▶ **What is asked**
Output every line exactly as written. Leave out pictures.

▶ **Recorded data**
▶
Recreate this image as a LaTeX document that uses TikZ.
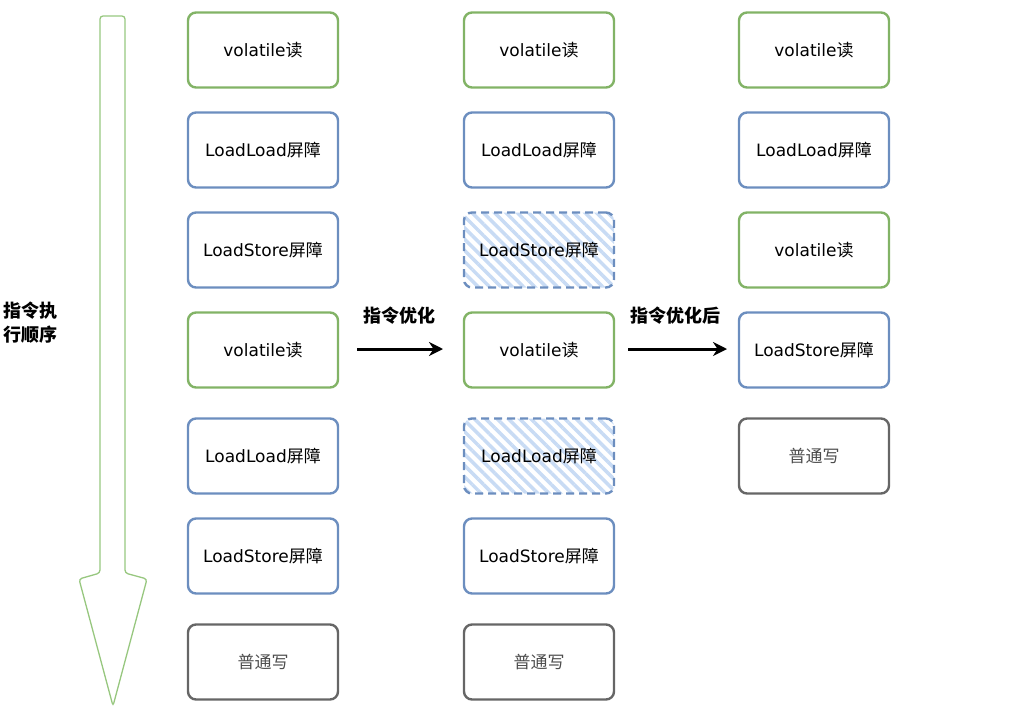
\documentclass[tikz,border=0pt]{standalone}
\usepackage{fontspec}
\setmainfont{DejaVu Sans}
\newfontfamily\cjk{Noto Sans CJK SC}
\usetikzlibrary{patterns.meta,arrows.meta}
\definecolor{gr}{HTML}{82B366}
\definecolor{bl}{HTML}{6C8EBF}
\definecolor{gy}{HTML}{666666}
\definecolor{hatchc}{HTML}{C8DBF4}
\definecolor{arrgreen}{HTML}{97C77F}
\tikzset{
  box/.style={draw, line width=2.4pt, rounded corners=8pt, minimum width=150pt,
    minimum height=75pt, inner sep=0pt, font=\fontsize{17}{19}\selectfont, text=black},
  rd/.style={box, draw=gr},
  bar/.style={box, draw=bl},
  wr/.style={box, draw=gy, text=black!70},
  gone/.style={bar, dash pattern=on 8pt off 5pt,
    pattern={Lines[angle=-45,distance=8pt,line width=3.5pt]}, pattern color=hatchc},
  lbl/.style={font={\cjk\bfseries\fontsize{18}{24}\selectfont}, text=black, inner sep=0pt},
  flow/.style={line width=3pt, -{Stealth[length=14pt,width=14pt]}}
}
\begin{document}
\begin{tikzpicture}[x=1pt,y=-1pt]
\useasboundingbox (0,0) rectangle (1011,725);
% execution order arrow
\draw[arrgreen, line width=1.3pt, rounded corners=3pt]
  (100,16) -- (125,16) -- (125,573) -- (147,579) -- (113,706) -- (79,579) -- (100,573) -- cycle;
\node[lbl, align=left, anchor=west] (order) at (3,323) {指令执\\行顺序};
% column 1
\node[rd]  (a1) at (263,50)  {volatile{\cjk 读}};
\node[bar] (a2) at (263,150) {LoadLoad{\cjk 屏障}};
\node[bar] (a3) at (263,250) {LoadStore{\cjk 屏障}};
\node[rd]  (a4) at (263,350) {volatile{\cjk 读}};
\node[bar] (a5) at (263,456) {LoadLoad{\cjk 屏障}};
\node[bar] (a6) at (263,556) {LoadStore{\cjk 屏障}};
\node[wr]  (a7) at (263,662) {{\cjk 普通写}};
% column 2
\node[rd]   (b1) at (539,50)  {volatile{\cjk 读}};
\node[bar]  (b2) at (539,150) {LoadLoad{\cjk 屏障}};
\node[gone] (b3) at (539,250) {LoadStore{\cjk 屏障}};
\node[rd]   (b4) at (539,350) {volatile{\cjk 读}};
\node[gone] (b5) at (539,456) {LoadLoad{\cjk 屏障}};
\node[bar]  (b6) at (539,556) {LoadStore{\cjk 屏障}};
\node[wr]   (b7) at (539,662) {{\cjk 普通写}};
% column 3
\node[rd]  (c1) at (814,50)  {volatile{\cjk 读}};
\node[bar] (c2) at (814,150) {LoadLoad{\cjk 屏障}};
\node[rd]  (c3) at (814,250) {volatile{\cjk 读}};
\node[bar] (c4) at (814,350) {LoadStore{\cjk 屏障}};
\node[wr]  (c5) at (814,456) {{\cjk 普通写}};
% transformation arrows
\coordinate (p1) at (357,349);
\coordinate (q1) at (443,349);
\coordinate (p2) at (628,349);
\coordinate (q2) at (727,349);
\draw[flow] (p1) -- (q1);
\draw[flow] (p2) -- (q2);
\node[lbl] (t1) at (399,316) {指令优化};
\node[lbl] (t2) at (675,316) {指令优化后};
\end{tikzpicture}
\end{document}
◀
▶ **Solution to the exercise**
Recreate this image as a LaTeX document that uses TikZ.
\documentclass[tikz,border=0pt]{standalone}
\usepackage{fontspec}
\setmainfont{DejaVu Sans}
\newfontfamily\cjk{Noto Sans CJK SC}
\usetikzlibrary{patterns.meta,arrows.meta}
\definecolor{gr}{HTML}{82B366}
\definecolor{bl}{HTML}{6C8EBF}
\definecolor{gy}{HTML}{666666}
\definecolor{hatchc}{HTML}{C8DBF4}
\definecolor{arrgreen}{HTML}{97C77F}
\tikzset{
  box/.style={draw, line width=2.4pt, rounded corners=8pt, minimum width=150pt,
    minimum height=75pt, inner sep=0pt, font=\fontsize{17}{19}\selectfont, text=black},
  rd/.style={box, draw=gr},
  bar/.style={box, draw=bl},
  wr/.style={box, draw=gy, text=black!70},
  gone/.style={bar, dash pattern=on 8pt off 5pt,
    pattern={Lines[angle=-45,distance=8pt,line width=3.5pt]}, pattern color=hatchc},
  lbl/.style={font={\cjk\bfseries\fontsize{18}{24}\selectfont}, text=black, inner sep=0pt},
  flow/.style={line width=3pt, -{Stealth[length=14pt,width=14pt]}}
}
\begin{document}
\begin{tikzpicture}[x=1pt,y=-1pt]
\useasboundingbox (0,0) rectangle (1011,725);
% execution order arrow
\draw[arrgreen, line width=1.3pt, rounded corners=3pt]
  (100,16) -- (125,16) -- (125,573) -- (147,579) -- (113,706) -- (79,579) -- (100,573) -- cycle;
\node[lbl, align=left, anchor=west] (order) at (3,323) {指令执\\行顺序};
% column 1
\node[rd]  (a1) at (263,50)  {volatile{\cjk 读}};
\node[bar] (a2) at (263,150) {LoadLoad{\cjk 屏障}};
\node[bar] (a3) at (263,250) {LoadStore{\cjk 屏障}};
\node[rd]  (a4) at (263,350) {volatile{\cjk 读}};
\node[bar] (a5) at (263,456) {LoadLoad{\cjk 屏障}};
\node[bar] (a6) at (263,556) {LoadStore{\cjk 屏障}};
\node[wr]  (a7) at (263,662) {{\cjk 普通写}};
% column 2
\node[rd]   (b1) at (539,50)  {volatile{\cjk 读}};
\node[bar]  (b2) at (539,150) {LoadLoad{\cjk 屏障}};
\node[gone] (b3) at (539,250) {LoadStore{\cjk 屏障}};
\node[rd]   (b4) at (539,350) {volatile{\cjk 读}};
\node[gone] (b5) at (539,456) {LoadLoad{\cjk 屏障}};
\node[bar]  (b6) at (539,556) {LoadStore{\cjk 屏障}};
\node[wr]   (b7) at (539,662) {{\cjk 普通写}};
% column 3
\node[rd]  (c1) at (814,50)  {volatile{\cjk 读}};
\node[bar] (c2) at (814,150) {LoadLoad{\cjk 屏障}};
\node[rd]  (c3) at (814,250) {volatile{\cjk 读}};
\node[bar] (c4) at (814,350) {LoadStore{\cjk 屏障}};
\node[wr]  (c5) at (814,456) {{\cjk 普通写}};
% transformation arrows
\coordinate (p1) at (357,349);
\coordinate (q1) at (443,349);
\coordinate (p2) at (628,349);
\coordinate (q2) at (727,349);
\draw[flow] (p1) -- (q1);
\draw[flow] (p2) -- (q2);
\node[lbl] (t1) at (399,316) {指令优化};
\node[lbl] (t2) at (675,316) {指令优化后};
\end{tikzpicture}
\end{document}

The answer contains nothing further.